Saturday, March 22, 2014

"Wiggle your Toes" - 8 year old Boston Marathon survivor Jane Richards gets her new "Cheetah" leg...


From the youngest, most enchanting victim of the Boston Marathon bombings comes a portrait of pure joy.
With her hands planted firmly on her hips and a beaming smile that all but dares the rest of us to be jealous, Jane Richard, barely 8 years old, shows off her new, hyper-cool artificial leg.
It’s called a “Cheetah” and it was a gift made possible by a group aptly called “Wiggle Your Toes.”
The smile on Jane’s face is the smile of a young athlete — confident, eager and ready to get on the soccer field or the basketball court, or any other arena she may choose to compete in.
It is also a smile that epitomizes every ounce of resilience this city has mustered over the past year.
Less than a week after Adrianne Haslet-Davis lost nearly half of her left leg while standing on Boylston Street, this professional dance instructor told me from her hospital bed that she would indeed dance again. A couple of days ago up in Vancouver, she put on a dancing costume and did exactly that.

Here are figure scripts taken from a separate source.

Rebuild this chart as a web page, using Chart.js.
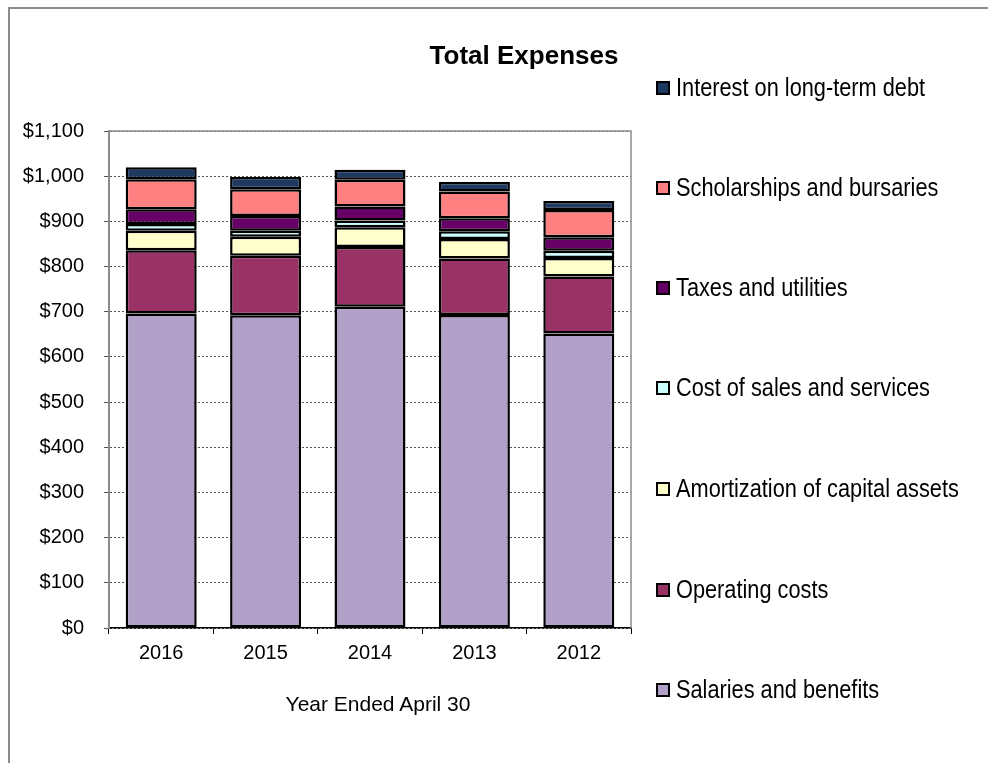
<!DOCTYPE html>
<html>
<head>
<meta charset="utf-8">
<script src="https://cdn.jsdelivr.net/npm/chart.js@4.4.0/dist/chart.umd.min.js"></script>
<style>
  body { margin: 0; background: #fff; }
  #wrap { position: relative; width: 988px; height: 763px; overflow: hidden; }
  #frame { position: absolute; left: 8px; top: 7px; width: 1000px; height: 800px;
           border-left: 2px solid #8c8c8c; border-top: 2px solid #8c8c8c; }
  canvas { position: absolute; left: 0; top: 0; }
  .title { position: absolute; left: 374px; width: 300px; top: 40px; text-align: center;
           font: bold 26px "Liberation Sans", Arial, sans-serif; }
  .xtitle { position: absolute; left: 228px; width: 300px; top: 692px; text-align: center;
            font: 21px "Liberation Sans", Arial, sans-serif; }
  .leg { position: absolute; left: 656px; white-space: nowrap; line-height: 28px; }
  .leg span.box { display: inline-block; width: 10px; height: 10px; border: 2px solid #000;
                  margin-right: 6px; vertical-align: 1px; }
  .leg span.txt { display: inline-block; font: 25px "Liberation Sans", Arial, sans-serif;
                  transform: scaleX(0.87); transform-origin: left center; }
</style>
</head>
<body>
<div id="wrap">
  <div id="frame"></div>
  <canvas id="c" width="988" height="763"></canvas>
  <div class="title">Total Expenses</div>
  <div class="xtitle">Year Ended April 30</div>
  <div id="legend"></div>
</div>
<script>
const years = ['2016', '2015', '2014', '2013', '2012'];
const seriesNames = ['Salaries and benefits', 'Operating costs', 'Amortization of capital assets',
  'Cost of sales and services', 'Taxes and utilities', 'Scholarships and bursaries', 'Interest on long-term debt'];
const salaries = [696, 692, 711, 693, 652];
const operating = [140, 132, 132, 125, 126];
const amortization = [43, 42, 44, 43, 41];
const costOfSales = [15, 13, 15, 17, 16];
const taxes = [33, 33, 31, 29, 30];
const scholarships = [66, 59, 59, 59, 60];
const interest = [27, 27, 22, 21, 20];
const colors = ['#b1a0c7', '#993366', '#ffffcc', '#ccffff', '#660066', '#ff8080', '#1f3a60'];

const values = [salaries, operating, amortization, costOfSales, taxes, scholarships, interest];

// legend, listed top to bottom in reverse order
const legend = document.getElementById('legend');
const legTop = [87, 187, 287, 387, 488, 589, 689];
for (let i = 0; i < 7; i++) {
  const idx = 6 - i;
  const d = document.createElement('div');
  d.className = 'leg';
  d.style.top = (legTop[i] - 14) + 'px';
  d.innerHTML = '<span class="box" style="background:' + colors[idx] + '"></span>' +
    '<span class="txt">' + seriesNames[idx] + '</span>';
  legend.appendChild(d);
}

const plotFrame = {
  id: 'plotFrame',
  afterDraw(chart) {
    const a = chart.chartArea, ctx = chart.ctx;
    ctx.save();
    ctx.strokeStyle = '#8c8c8c';
    ctx.lineWidth = 1.5;
    ctx.beginPath();
    ctx.moveTo(a.left, a.top); ctx.lineTo(a.right, a.top); ctx.lineTo(a.right, a.bottom);
    ctx.stroke();
    ctx.restore();
  }
};

new Chart(document.getElementById('c').getContext('2d'), {
  type: 'bar',
  data: {
    labels: years,
    datasets: values.map((v, i) => ({
      label: seriesNames[i],
      data: v,
      backgroundColor: colors[i],
      borderColor: '#000',
      borderWidth: 2.5,
      borderSkipped: false,
      categoryPercentage: 1,
      barPercentage: 0.68
    }))
  },
  options: {
    responsive: false,
    animation: false,
    layout: { padding: { left: 9, right: 357, top: 131, bottom: 35 } },
    plugins: { legend: { display: false }, tooltip: { enabled: false } },
    scales: {
      x: {
        stacked: true,
        afterFit(s) { s.height = 100; },
        grid: { drawOnChartArea: false, color: '#000', tickLength: 6, offset: true },
        border: { color: '#000', width: 1.5 },
        ticks: { color: '#000', font: { family: 'Liberation Sans', size: 20 }, padding: 7 }
      },
      y: {
        stacked: true,
        min: 0, max: 1100,
        afterFit(s) { s.width = 100; },
        grid: { color: '#555', tickLength: 5, lineWidth: 1 },
        border: { color: '#8c8c8c', width: 2, dash: [2, 2] },
        ticks: {
          stepSize: 100, color: '#000', padding: 20,
          font: { family: 'Liberation Sans', size: 20 },
          callback: v => '$' + v.toLocaleString('en-US')
        }
      }
    }
  },
  plugins: [plotFrame]
});
</script>
</body>
</html>
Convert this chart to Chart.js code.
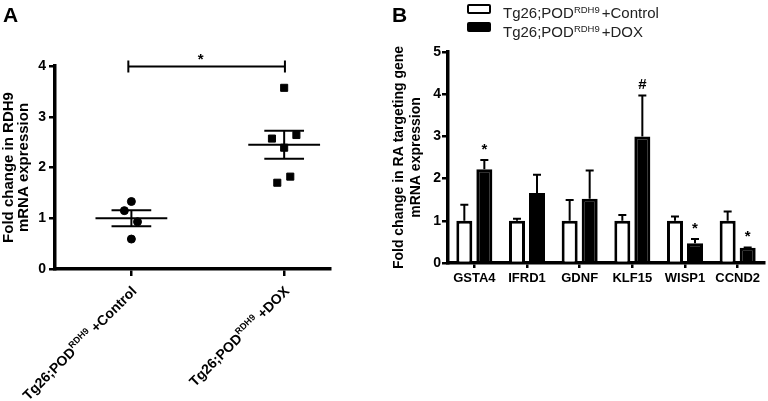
<!DOCTYPE html>
<html>
<head>
<meta charset="utf-8">
<script src="https://cdn.jsdelivr.net/npm/chart.js@4.4.1/dist/chart.umd.min.js"></script>
<style>
    html, body { margin: 0; padding: 0; background: #fff; }
    #wrap { position: relative; width: 768px; height: 401px; overflow: hidden; font-family: "Liberation Sans", Arial, sans-serif; }
    canvas { position: absolute; top: 0; }
    #chartA { left: 0; }
    #chartB { left: 380px; }
    .panel { position: absolute; top: 4px; font-weight: bold; font-size: 21px; line-height: 21px; color: #000; }
    .legBox { position: absolute; left: 467px; width: 20px; height: 6px; border: 2.5px solid #000; border-radius: 2px; }
    .legText { position: absolute; left: 503px; font-size: 15px; line-height: 15px; color: #222; white-space: nowrap; }
    .legText sup { font-size: 9.5px; line-height: 0; vertical-align: 5px; margin-right: 2px; }
</style>
</head>
<body>
<div id="wrap">
    <canvas id="chartA" width="340" height="401"></canvas>
    <canvas id="chartB" width="388" height="401"></canvas>
    <div class="panel" style="left:3px">A</div>
    <div class="panel" style="left:392px">B</div>
    <div class="legBox" style="top:4px;background:#fff"></div>
    <div class="legText" style="top:5px">Tg26;POD<sup>RDH9</sup>+Control</div>
    <div class="legBox" style="top:22px;background:#000"></div>
    <div class="legText" style="top:24px">Tg26;POD<sup>RDH9</sup>+DOX</div>
</div>
<script>
// panel A: RDH9 expression per animal
const groupNames = ['+Control', '+DOX'];
const controlValues = [1.33, 1.15, 0.93, 0.59];
const doxValues = [3.57, 2.57, 2.64, 2.39, 1.82, 1.70];
// horizontal scatter of overlapping points (x units)
const controlJitter = [0, -0.046, 0.04, 0];
const doxJitter = [0, -0.08, 0.08, 0, 0.04, -0.045];

// panel B: RA targeting genes
const genes = ['GSTA4', 'IFRD1', 'GDNF', 'KLF15', 'WISP1', 'CCND2'];
const controlMean = [1, 1, 1, 1, 1, 1];
const controlSem = [0.38, 0.05, 0.49, 0.14, 0.10, 0.22];
const doxMean = [2.22, 1.66, 1.52, 3.0, 0.47, 0.36];
const doxSem = [0.22, 0.43, 0.67, 0.97, 0.10, 0.01];
const doxMarks = ['*', '', '', '#', '*', '*'];

const FONT = '"Liberation Sans", Arial, sans-serif';

function meanSem(values) {
    const m = values.reduce((a, b) => a + b, 0) / values.length;
    const sd = Math.sqrt(values.reduce((a, b) => a + (b - m) ** 2, 0) / (values.length - 1));
    return [m, sd / Math.sqrt(values.length)];
}

function axisStyle(tickLength) {
    return {
        grid: { display: true, drawOnChartArea: false, drawTicks: true, tickLength, color: '#000', lineWidth: 2.5, offset: false },
        border: { display: true, color: '#000', width: 3.5 },
    };
}

const scatterPlugin = {
    id: 'scatterExtras',
    afterDatasetsDraw(chart) {
        const { ctx, scales: { x, y } } = chart;
        ctx.save();
        ctx.strokeStyle = '#000';
        ctx.lineWidth = 2;
        [controlValues, doxValues].forEach((vals, i) => {
            const [m, s] = meanSem(vals);
            const g = i + 1;
            const hLine = (y0, half) => {
                ctx.beginPath();
                ctx.moveTo(x.getPixelForValue(g - half), y.getPixelForValue(y0));
                ctx.lineTo(x.getPixelForValue(g + half), y.getPixelForValue(y0));
                ctx.stroke();
            };
            hLine(m, 0.235);
            hLine(m + s, 0.13);
            hLine(m - s, 0.13);
            ctx.beginPath();
            ctx.moveTo(x.getPixelForValue(g), y.getPixelForValue(m + s));
            ctx.lineTo(x.getPixelForValue(g), y.getPixelForValue(m - s));
            ctx.stroke();
        });

        // significance bar
        const by = y.getPixelForValue(4) + 0.5;
        const x1 = x.getPixelForValue(0.98);
        const x2 = x.getPixelForValue(2.005);
        ctx.beginPath();
        ctx.moveTo(x1, by); ctx.lineTo(x2, by);
        ctx.moveTo(x1, by - 6); ctx.lineTo(x1, by + 6);
        ctx.moveTo(x2, by - 6); ctx.lineTo(x2, by + 6);
        ctx.stroke();
        ctx.fillStyle = '#000';
        ctx.font = 'bold 15px ' + FONT;
        ctx.textAlign = 'center';
        ctx.textBaseline = 'alphabetic';
        ctx.fillText('*', (x1 + x2) / 2 - 6, by - 3);
        ctx.restore();
    },
    afterDraw(chart) {
        const { ctx, scales: { x, y } } = chart;
        const big = 'bold 14px ' + FONT;
        const small = 'bold 9px ' + FONT;
        groupNames.forEach((name, i) => {
            const parts = [
                { t: 'Tg26;POD', f: big, dy: 0 },
                { t: 'RDH9', f: small, dy: -6 },
                { t: ' ' + name, f: big, dy: 0 },
            ];
            let total = 0;
            parts.forEach((p) => { ctx.font = p.f; p.w = ctx.measureText(p.t).width; total += p.w; });
            ctx.save();
            ctx.translate(x.getPixelForValue(i + 1) + 6, y.bottom + 23);
            ctx.rotate(-Math.PI / 4);
            ctx.fillStyle = '#000';
            ctx.textAlign = 'left';
            ctx.textBaseline = 'alphabetic';
            let cx = -total;
            parts.forEach((p) => { ctx.font = p.f; ctx.fillText(p.t, cx, p.dy); cx += p.w; });
            ctx.restore();
        });
    },
};

new Chart(document.getElementById('chartA'), {
    type: 'scatter',
    data: {
        datasets: [
            {
                label: 'Control',
                data: controlValues.map((v, i) => ({ x: 1 + controlJitter[i], y: v })),
                pointStyle: 'circle',
                pointRadius: 4,
                backgroundColor: '#000',
                borderColor: '#000',
            },
            {
                label: 'DOX',
                data: doxValues.map((v, i) => ({ x: 2 + doxJitter[i], y: v })),
                pointStyle: 'rect',
                pointRadius: 5,
                backgroundColor: '#000',
                borderColor: '#000',
            },
        ],
    },
    options: {
        responsive: false,
        animation: false,
        events: [],
        layout: { padding: { top: 66, right: 10, left: 0, bottom: 0 } },
        plugins: { legend: { display: false }, tooltip: { enabled: false } },
        scales: {
            x: {
                type: 'linear',
                min: 0.5,
                max: 2.3,
                afterBuildTicks(scale) { scale.ticks = [{ value: 1 }, { value: 2 }]; },
                afterFit(scale) { scale.height = 132; },
                ticks: { display: false },
                ...axisStyle(7),
            },
            y: {
                min: 0,
                max: 4,
                afterFit(scale) { scale.width = 55; },
                ticks: { stepSize: 1, color: '#000', padding: 3, font: { family: FONT, size: 14, weight: 'bold' } },
                title: {
                    display: true,
                    text: ['Fold change in RDH9', 'mRNA expression'],
                    color: '#000',
                    font: { family: FONT, size: 15, weight: 'bold', lineHeight: 1.0 },
                    padding: { top: 1, bottom: 0 },
                },
                ...axisStyle(6),
            },
        },
    },
    plugins: [scatterPlugin],
});

const barPlugin = {
    id: 'barExtras',
    afterDatasetsDraw(chart) {
        const { ctx, scales: { y } } = chart;
        ctx.save();
        ctx.strokeStyle = '#000';
        ctx.fillStyle = '#000';
        ctx.lineWidth = 2;
        chart.data.datasets.forEach((ds, di) => {
            chart.getDatasetMeta(di).data.forEach((bar, j) => {
                const top = y.getPixelForValue(ds.data[j] + ds.sem[j]);
                ctx.beginPath();
                ctx.moveTo(bar.x, bar.y);
                ctx.lineTo(bar.x, top);
                ctx.moveTo(bar.x - 4, top);
                ctx.lineTo(bar.x + 4, top);
                ctx.stroke();
                const mark = ds.marks ? ds.marks[j] : '';
                if (mark) {
                    ctx.font = 'bold 15px ' + FONT;
                    ctx.textAlign = 'center';
                    ctx.textBaseline = 'alphabetic';
                    ctx.fillText(mark, bar.x, top - 6);
                }
            });
        });
        ctx.restore();
    },
};

new Chart(document.getElementById('chartB'), {
    type: 'bar',
    data: {
        labels: genes,
        datasets: [
            { label: 'Control', data: controlMean, sem: controlSem, backgroundColor: '#fff', borderColor: '#000', borderWidth: 3 },
            { label: 'DOX', data: doxMean, sem: doxSem, marks: doxMarks, backgroundColor: '#000', borderColor: '#000', borderWidth: 3 },
        ],
    },
    options: {
        responsive: false,
        animation: false,
        events: [],
        categoryPercentage: 0.76,
        barPercentage: 0.8,
        layout: { padding: { top: 52, right: 4, left: 0, bottom: 0 } },
        plugins: { legend: { display: false }, tooltip: { enabled: false } },
        scales: {
            x: {
                afterFit(scale) { scale.height = 138; },
                ticks: { color: '#000', padding: 3, maxRotation: 0, font: { family: FONT, size: 13, weight: 'bold' } },
                ...axisStyle(5),
            },
            y: {
                min: 0,
                max: 5,
                afterFit(scale) { scale.width = 68; },
                ticks: { stepSize: 1, color: '#000', padding: 1, font: { family: FONT, size: 14, weight: 'bold' } },
                title: {
                    display: true,
                    text: ['Fold change in RA targeting gene', 'mRNA expression'],
                    color: '#000',
                    font: { family: FONT, size: 14, weight: 'bold', lineHeight: 1.2 },
                    padding: { top: 10.6, bottom: 0 },
                },
                ...axisStyle(6),
            },
        },
    },
    plugins: [barPlugin],
});
</script>
</body>
</html>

Does anyone doubt Jane Richard will use her new leg to its maximum potential as she races down the soccer field? The smile on her face tells you all there is to know about this child’s grace and her indomitable spirit. Jane Richard will do whatever her heart desires and there won’t be anything that will get in her way.
For the daughter of Bill and Denise Richard has already been to hell and back. She has endured enough pain, suffering and heartache for several lifetimes. And yet as the first anniversary of her darkest hour approaches, the day she lost her brother, Martin, and nearly lost her parents, Jane Richard can flash the world a smile filled with a child’s joy and a courage known by few adults.
Only God can know why the Richard family was tested in the way it was a year ago. In the midst of a delightful spring afternoon, as they stood together to watch runners finish the marathon, this Dorchester family was savaged. Martin, the Richard’s beloved 8-year-old son, was killed by a homemade bomb that seriously wounded his mother and father and cost his younger sister half of her left leg.
And yet from the first moments of their ordeal, Bill and Denise Richard, pillars of their Dorchester community, looked for ways to transcend their enormous loss and transform it into a source of hope and strength.
A team of runners will carry little Martin Richard’s plea of “No more hurting people” into this year’s marathon.
And one day in the not too distant future, look for Jane Richard to run that fabled race in honor of her brother. And my prediction is she will be very tough to beat.